El magisterio de la Iglesia rechaza tanto las visiones apocalípticas como la indiferencia frente a la realidad. A pesar de las miserias de la historia humana el cristiano alberga la esperanza de una meta mesiánica de liberación y de paz.
La nueva creación, humana y cósmica, es inaugurada con la resurrección de Cristo, primicia de aquella transfiguración a la que todos estamos destinados, esta perspectiva de fe a veces puede verse tentada por la duda, en el hombre que vive en la historia bajo el peso del mal, de las contradicciones y de la muerte.

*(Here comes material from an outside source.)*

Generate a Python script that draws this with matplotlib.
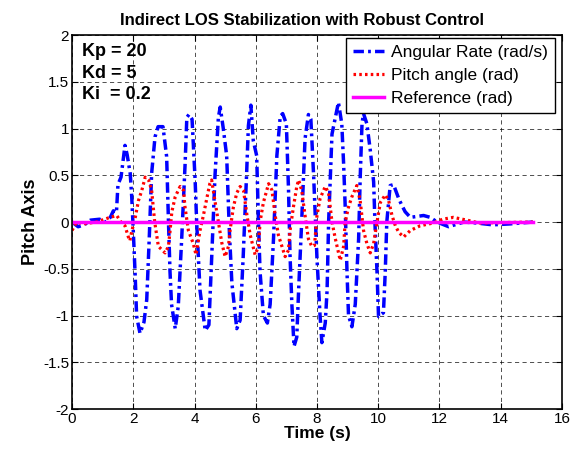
import matplotlib
matplotlib.use("Agg")
from matplotlib import pyplot as plt

plt.rcParams['font.family'] = ['Liberation Sans', 'DejaVu Sans']

# angular rate (rad/s)
rate_t = [0, 0.2, 0.4, 0.6, 0.9, 1.1, 1.25, 1.35, 1.45, 1.5,
          1.6, 1.73, 1.8, 1.9, 1.95, 2.0, 2.06, 2.11, 2.22, 2.35,
          2.44, 2.52, 2.6, 2.71, 2.81, 2.97, 3.09, 3.15, 3.2, 3.25,
          3.37, 3.47, 3.58, 3.69, 3.75, 3.82, 3.92, 4.02, 4.07, 4.18,
          4.35, 4.47, 4.56, 4.67, 4.78, 4.84, 4.94, 5.05, 5.14, 5.22,
          5.38, 5.49, 5.59, 5.7, 5.76, 5.84, 5.92, 6.03, 6.09, 6.14,
          6.25, 6.38, 6.47, 6.58, 6.69, 6.8, 6.88, 7.0, 7.07, 7.12,
          7.18, 7.25, 7.34, 7.4, 7.5, 7.61, 7.72, 7.8, 7.89, 8.0,
          8.1, 8.16, 8.27, 8.33, 8.38, 8.49, 8.7, 8.81, 8.87, 8.92,
          8.98, 9.03, 9.14, 9.25, 9.36, 9.41, 9.47, 9.52, 9.63, 9.74,
          9.85, 9.9, 9.96, 10.01, 10.17, 10.23, 10.28, 10.39, 10.5, 10.67,
          10.77, 10.88, 11.05, 11.48, 11.7, 11.92, 12.3, 12.5, 12.8, 13.2,
          13.74, 14.3, 15.05]
rate = [0, -0.05, -0.03, 0.02, 0.03, 0.0, 0.05, 0.12, 0.1, 0.4,
        0.48, 0.82, 0.72, 0.52, 0.27, -0.09, -0.55, -1.01, -1.19, -1.07,
        -0.83, -0.19, 0.52, 0.91, 1.02, 1.02, 0.7, 0.0, -0.53, -0.88,
        -1.14, -0.9, -0.19, 0.6, 1.12, 1.15, 1.1, 0.45, 0.0, -0.73,
        -1.16, -1.1, -0.39, 0.5, 1.12, 1.23, 1.0, 0.71, -0.11, -0.65,
        -1.14, -1.05, -0.37, 0.5, 1.03, 1.25, 0.87, 0.71, 0.0, -0.53,
        -1.0, -1.08, -0.88, -0.18, 0.71, 1.13, 1.16, 1.05, 0.35, -0.36,
        -0.88, -1.33, -1.23, -0.73, 0.0, 0.89, 1.15, 1.1, 0.5, -0.39,
        -1.0, -1.29, -1.08, -0.73, 0.0, 0.94, 1.28, 1.05, 0.62, 0.18,
        -0.53, -1.0, -1.12, -0.88, -0.18, 0.46, 1.05, 1.16, 1.05, 0.77,
        0.43, -0.07, -0.53, -1.01, -0.97, -0.53, 0.0, 0.39, 0.4, 0.25,
        0.18, 0.11, 0.05, 0.07, 0.05, 0.0, -0.05, -0.03, 0.0, -0.01,
        -0.03, -0.02, 0.0]

# pitch angle (rad)
pitch_t = [0, 0.15, 0.37, 0.8, 1.24, 1.46, 1.6, 1.73, 1.84, 1.89,
           1.95, 2.06, 2.17, 2.28, 2.39, 2.5, 2.6, 2.7, 2.82, 3.04,
           3.15, 3.2, 3.26, 3.37, 3.53, 3.64, 3.69, 3.8, 3.96, 4.05,
           4.18, 4.29, 4.4, 4.5, 4.56, 4.67, 4.78, 4.89, 5.0, 5.11,
           5.16, 5.27, 5.38, 5.49, 5.6, 5.71, 5.82, 5.98, 6.09, 6.14,
           6.25, 6.42, 6.53, 6.63, 6.74, 6.96, 7.07, 7.12, 7.23, 7.34,
           7.4, 7.5, 7.61, 7.72, 7.83, 7.92, 8.0, 8.1, 8.27, 8.38,
           8.49, 8.6, 8.76, 8.87, 8.92, 9.03, 9.14, 9.3, 9.41, 9.52,
           9.63, 9.74, 9.85, 9.96, 10.07, 10.23, 10.34, 10.45, 10.56, 10.67,
           10.83, 11.05, 11.37, 11.8, 12.1, 12.45, 12.9, 13.3, 15.05]
pitch = [-0.09, 0.0, -0.02, 0.0, 0.05, 0.07, 0.0, -0.04, -0.16, -0.2,
         -0.1, 0.04, 0.23, 0.34, 0.48, 0.45, 0.34, 0.0, -0.26, -0.33,
         -0.26, -0.1, 0.11, 0.27, 0.38, 0.34, 0.16, -0.09, -0.23, -0.35,
         -0.09, 0.07, 0.25, 0.41, 0.45, 0.22, 0.0, -0.22, -0.37, -0.26,
         -0.09, 0.16, 0.31, 0.38, 0.34, 0.08, -0.14, -0.35, -0.26, 0.0,
         0.21, 0.41, 0.34, 0.08, -0.14, -0.37, -0.3, -0.09, 0.16, 0.38,
         0.45, 0.34, 0.07, -0.18, -0.26, -0.25, 0.07, 0.25, 0.38, 0.31,
         0.0, -0.18, -0.41, -0.26, 0.0, 0.16, 0.27, 0.39, 0.23, -0.09,
         -0.23, -0.33, -0.23, 0.0, 0.21, 0.29, 0.23, 0.07, -0.04, -0.11,
         -0.16, -0.09, -0.04, -0.01, 0.03, 0.05, 0.02, -0.01, 0.0]

ref_t = [0, 15.05]
ref = [0, 0]

gains = ["Kp = 20", "Kd = 5", "Ki  = 0.2"]

fig = plt.figure(figsize=(5.73, 4.55), dpi=100)
ax = fig.add_axes([0.1257, 0.101, 0.855, 0.822])

ax.plot(rate_t, rate, color='#0000FF', lw=2.5, linestyle=(0, (3, 1.2, 0.8, 1.2)),
        label="Angular Rate (rad/s)")
ax.plot(pitch_t, pitch, color='#FF0000', lw=2.3, linestyle=(0, (0.8, 1.0)),
        label="Pitch angle (rad)")
ax.plot(ref_t, ref, color='#FF00FF', lw=2.5, label="Reference (rad)")

ax.set_xlim(0, 16)
ax.set_ylim(-2, 2)
ax.set_xticks(range(0, 17, 2))
ax.set_yticks([-2, -1.5, -1, -0.5, 0, 0.5, 1, 1.5, 2])
ax.set_yticklabels(["-2", "-1.5", "-1", "-0.5", "0", "0.5", "1", "1.5", "2"])
ax.tick_params(direction='in', top=True, right=True, length=4, labelsize=11, pad=2)
ax.grid(True, color='k', linestyle=(0, (5, 4)), lw=0.6, alpha=0.8)
for s in ax.spines.values():
    s.set_linewidth(1.2)

ax.set_title("Indirect LOS Stabilization with Robust Control", fontsize=12,
             fontweight='bold', pad=7, x=0.47)
ax.set_xlabel("Time (s)", fontsize=12.5, fontweight='bold', labelpad=0)
ax.set_ylabel("Pitch Axis", fontsize=13, fontweight='bold', labelpad=3)

for i, g in enumerate(gains):
    ax.text(0.33, 1.82 - i * 0.23, g, fontsize=13, fontweight='bold', va='center')

leg = ax.legend(loc='upper right', bbox_to_anchor=(0.986, 0.993), fontsize=12.5,
                frameon=True, fancybox=False, framealpha=1, edgecolor='k',
                borderaxespad=0, handlelength=1.8, labelspacing=0.45,
                borderpad=0.4, handletextpad=0.4)
leg.get_frame().set_linewidth(1.0)

fig.savefig("out.png", dpi=100)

Hay quienes piensan que todos los esfuerzos están destinados a ser vanos, que Dios está ausente y no está interesado en este minúsculo punto del universo que es la tierra.
En esta circunstancia se encuentran hombres y mujeres privados de confianza, indiferentes a todo, incapaces de luchar y de esperar.
Frente a la tentación de cuantos suponen escenarios apocalípticos de irrupción del Reino de Dios y de cuantos cierran los ojos cargados por el sueño de la indiferencia, Cristo opone la venida sin clamor de los nuevos cielos y de la nueva tierra, Dios respeta la libertad de la humanidad, la sostiene cuando es amenazada por la desesperación, la conduce etapa tras etapa y la invita a colaborar en el proyecto de verdad, de justicia y de paz del Reino.
El cristiano debe expresar su esperanza también dentro de la estructuras de la vida secular, ya que la misión de la Iglesia no consiste solo en ofrecer a los hombres el mensaje y la gracia de Cristo, sino también en impregnar y perfeccionar con el espíritu evangélico el orden de las realidades temporales.